Expert's View On Containing Litigation Costs In The Insurance Industry

Wednesday, May 15, 2013 - 13:11

The Editor interviews Taylor Smith, President, CLM Advisors. The Editor wishes to thank Kiersted Systems for sponsoring this interview.

Editor: Please give our readers a brief description of CLM Advisors and your role.

Smith: I’d be happy to. I head the consulting arm of the Claims and Litigation Management (CLM) Alliance (theclm.org). The CLM is an inclusive and collaborative industry group of more than 20,000 defense professionals, all of whom are focused on promoting and furthering best practices in litigation and claims management. The CLM is composed of defense counsel, risk and litigation managers, insurance and claims professionals, and corporate counsel.

CLM’s consulting arm, CLM Advisors, helps law firms, claims organizations, legal departments, and industry service organizations be more successful. We provide general advisory services, market intelligence and benchmarking data, and talent acquisition services. More information about our group can be found at clmadvisors.org.

Editor: What are the current trends within the insurance industry pertaining to efforts to contain litigation costs? Are insurance companies adopting models or best practices from other industries?

Smith: That is a timely question. Over the past 18-24 months, we have seen a significant increase in insurance company initiatives designed to contain litigation costs. In the insurance industry, I would distinguish between what carriers are doing relative to litigation against the insurance company itself and what is being done relative to litigation against company insureds. The latter is what drives the most cost and presents the most challenges.

When it comes to litigation involving insureds, insurance carriers continue to experience per-claim litigation cost pressure, despite the fact that many have fewer litigated claims.
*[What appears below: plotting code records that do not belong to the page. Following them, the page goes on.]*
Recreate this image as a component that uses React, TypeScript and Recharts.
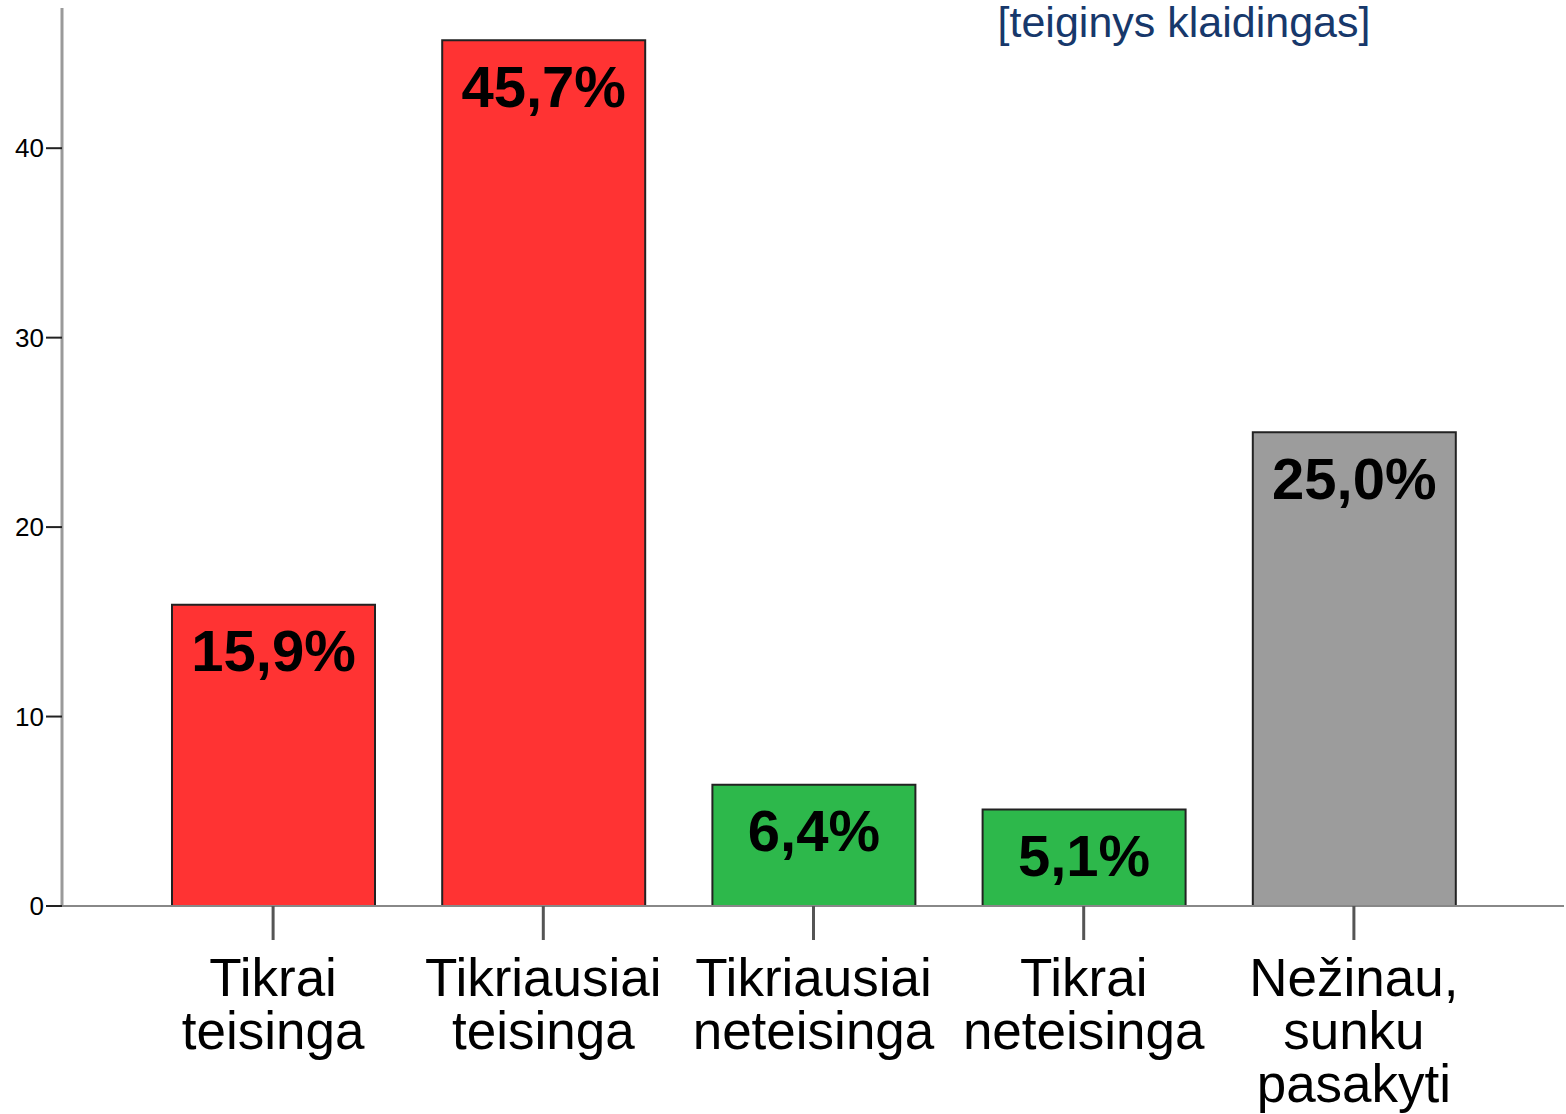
import { BarChart, Bar, XAxis, YAxis, Cell, LabelList } from "recharts";

const categories = [
  "Tikrai teisinga",
  "Tikriausiai teisinga",
  "Tikriausiai neteisinga",
  "Tikrai neteisinga",
  "Nežinau, sunku pasakyti",
];
const categoryLines = [
  ["Tikrai", "teisinga"],
  ["Tikriausiai", "teisinga"],
  ["Tikriausiai", "neteisinga"],
  ["Tikrai", "neteisinga"],
  ["Nežinau,", "sunku", "pasakyti"],
];
const percents = [15.9, 45.7, 6.4, 5.1, 25.0];
const barColors = ["#ff3333", "#ff3333", "#2db84b", "#2db84b", "#9c9c9c"];
const yTicks = [0, 10, 20, 30, 40];
const title = "[teiginys klaidingas]";

const data = categories.map((name, i) => ({
  name,
  value: percents[i],
  lines: categoryLines[i],
}));

const FONT = "'Liberation Sans', Arial, sans-serif";

const CategoryTick = (props: any) => {
  const { x, y, payload } = props;
  const lines = categoryLines[payload.index] || [payload.value];
  return (
    <text x={x} y={y} textAnchor="middle" fontFamily={FONT} fontSize={53} fill="#000">
      {lines.map((l: string, i: number) => (
        <tspan key={i} x={x} dy={i === 0 ? 54 : 53}>
          {l}
        </tspan>
      ))}
    </text>
  );
};

const PctLabel = (props: any) => {
  const { x, y, width, value } = props;
  return (
    <text
      x={x + width / 2}
      y={y + 46}
      textAnchor="middle"
      dominantBaseline="central"
      fontFamily={FONT}
      fontWeight="bold"
      fontSize={58}
      fill="#000"
    >
      {value.toFixed(1).replace(".", ",") + "%"}
    </text>
  );
};

export default function App() {
  return (
    <div style={{ position: "absolute", left: 0, top: 0, width: 1566, height: 1114, background: "#fff" }}>
      <BarChart
        width={1566}
        height={1114}
        data={data}
        margin={{ top: 8, right: 2, bottom: 0, left: 0 }}
        barSize={203}
      >
        <YAxis
          width={62}
          domain={[0, 47.4]}
          ticks={yTicks}
          allowDataOverflow
          axisLine={{ stroke: "#9a9a9a", strokeWidth: 3 }}
          tickLine={{ stroke: "#222", strokeWidth: 2 }}
          tickSize={16}
          tickMargin={2}
          tick={{ fontFamily: FONT, fontSize: 26, fill: "#000" }}
        />
        <XAxis
          dataKey="name"
          height={208}
          padding={{ left: 76, right: 75 }}
          axisLine={{ stroke: "#888", strokeWidth: 2 }}
          tickLine={{ stroke: "#555", strokeWidth: 3 }}
          tickSize={34}
          tickMargin={2}
          interval={0}
          tick={<CategoryTick />}
        />
        <Bar dataKey="value" stroke="#222" strokeWidth={2} isAnimationActive={false}>
          {data.map((d, i) => (
            <Cell key={d.name} fill={barColors[i]} />
          ))}
          <LabelList dataKey="value" content={<PctLabel />} />
        </Bar>
      </BarChart>
      <div
        style={{
          position: "absolute",
          left: 984,
          top: -3,
          width: 400,
          textAlign: "center",
          fontFamily: FONT,
          fontSize: 43,
          lineHeight: "50px",
          color: "#17386b",
        }}
      >
        {title}
      </div>
    </div>
  );
}
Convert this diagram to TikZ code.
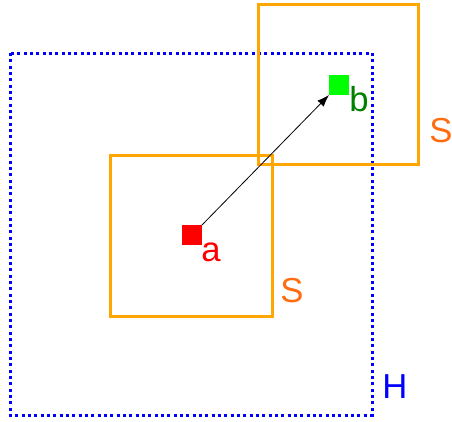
\documentclass[tikz,border=0pt]{standalone}
\usepackage{fontspec}
\setmainfont{Liberation Sans}
\usetikzlibrary{arrows.meta}
\definecolor{boxorange}{RGB}{255,166,0}
\definecolor{labelorange}{RGB}{255,108,16}
\definecolor{darkgreen}{RGB}{0,128,0}
\tikzset{
  region/.style={draw=boxorange, line width=2.25pt},
  hull/.style={draw=blue, line width=2.25pt, dash pattern=on 2.25pt off 2.5pt},
  point/.style={minimum size=15pt, inner sep=0pt, outer sep=0pt},
  lbl/.style={inner sep=0pt, anchor=base west, font=\fontsize{26}{30}\selectfont},
}
\begin{document}
\begin{tikzpicture}[x=0.75pt, y=-0.75pt]
  \useasboundingbox (0,0) rectangle (452,421);
  % hull H (dotted)
  \draw[hull] (10,53) rectangle (372,415);
  % the two square regions S
  \draw[region] (110,155) rectangle (272,316);
  \draw[region] (258,4) rectangle (418,164);
  % points a and b
  \node[point, fill=red] (a) at (192,235) {};
  \node[point, fill=green] (b) at (339,85) {};
  \draw[line width=0.6pt, -{Latex[length=9pt, width=6.5pt]}] (a.north east) -- (b.south west);
  % labels
  \node[lbl, text=red] (la) at (201,261) {a};
  \node[lbl, text=darkgreen] (lb) at (349,111) {b};
  \node[lbl, text=labelorange] (ls1) at (280,302) {S};
  \node[lbl, text=labelorange] (ls2) at (429,142) {S};
  \node[lbl, text=blue] (lh) at (382,398) {H};
\end{tikzpicture}
\end{document}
In fact, a recent report from the Ward Group identified that, while claims litigation frequency has declined significantly over the past five years, the cost and expense ratio per litigated case has increased.

This increase in per-claims costs is often in spite of new billing arrangements and stricter review of legal invoices. I think this is why efforts to control ancillary litigation costs are emerging as the new focus. Probably the biggest trend we see is the establishment of preferred litigation support service provider programs. By this, I mean that carriers, as the ultimate payers for these services, are now taking an active role in the selection and procurement of specific litigation support providers.

In 2011 the CLM National Litigation Management Study surveyed approximately 50 property and casualty insurance carriers, asking participants more than 146 questions about their cost-containment focus. At that time, one in 10 insurance carriers had a program for records review service, one in five reported a preferred e-discovery program, one in five a records retrieval provider, and almost one in two a national court-reporting program of some type. Without doubt those numbers are on the rise and will continue to do so. 

Editor: What are the particular complexities for the insurance industry in selecting litigation support vendors?

Smith: This idea of insurance carriers selecting litigation support vendors directly is a big change from the historical model of having defense firms make this selection. There are some interesting ramifications to this change.

First, this selection process can be complicated for carriers since they must, or at least should, take the needs of the end user – usually their outside law firms – into account. Since cost containment is also an end goal of this process, this can be a complex balancing act for carriers.

Second, insurance personnel must often work to become experts in the specific topic at hand, e-discovery for example, and this can be very challenging. Many procurement officers or claim executives may start a selection process knowing very little about the nuances of a particular litigation support service. As relates to e-discovery, claims executives frequently share with me a high level of frustration in understanding how different vendor approaches would impact their bottom line.

Related to the expertise issue is the fact that the litigation support vendors may have traditionally sold only to law firms. Now they must learn how to sell to a new buying audience – frequently with different industry terms, needs and objectives. That can be quite challenging for the vendors as well. However, it is also a huge opportunity for vendors to educate this new group of buyers, and those who take advantage of that opportunity will do well.

Editor: Please talk specifically about e-discovery as a major cost component. What kinds of analysis and metrics are insurance companies employing to comprehend, track and manage this aspect of litigation and its costs?

Smith: The mantra in these cost-containment programs is measurement – really the ability to measure savings or improvement. As relates to e-discovery costs, this has been very difficult. When it comes to litigation against their insureds, few insurance companies can identify precisely what their e-discovery costs are.

Two industry developments are providing some hope to insurance companies that want to get their hands around e-discovery costs. The LEDES Committee, which is superbly led by Jane Bennitt, has introduced two new UTBMS code sets that can help carriers significantly (utbms.com).

The first set is the so-called L600 codes. They were introduced in 2011, and they capture activity and tasks that relate specifically to e-discovery activities. The second set, the so-called X300 expense codes, were just ratified in February of 2013 and capture expenses related to e-discovery.

I predict that more insurance companies will roll out these code sets to their outside counsel and e-discovery providers as they turn to this area of insured litigation as a cost-containment opportunity. As carriers gain more transparency into the specific cost drivers in the e-discovery process, this in turn will make the vendors’ job easier, as they can in turn explain how their specific approaches and methodologies address those specific issues. In short, these analytics and metrics will help to mature both the buying and selling processes.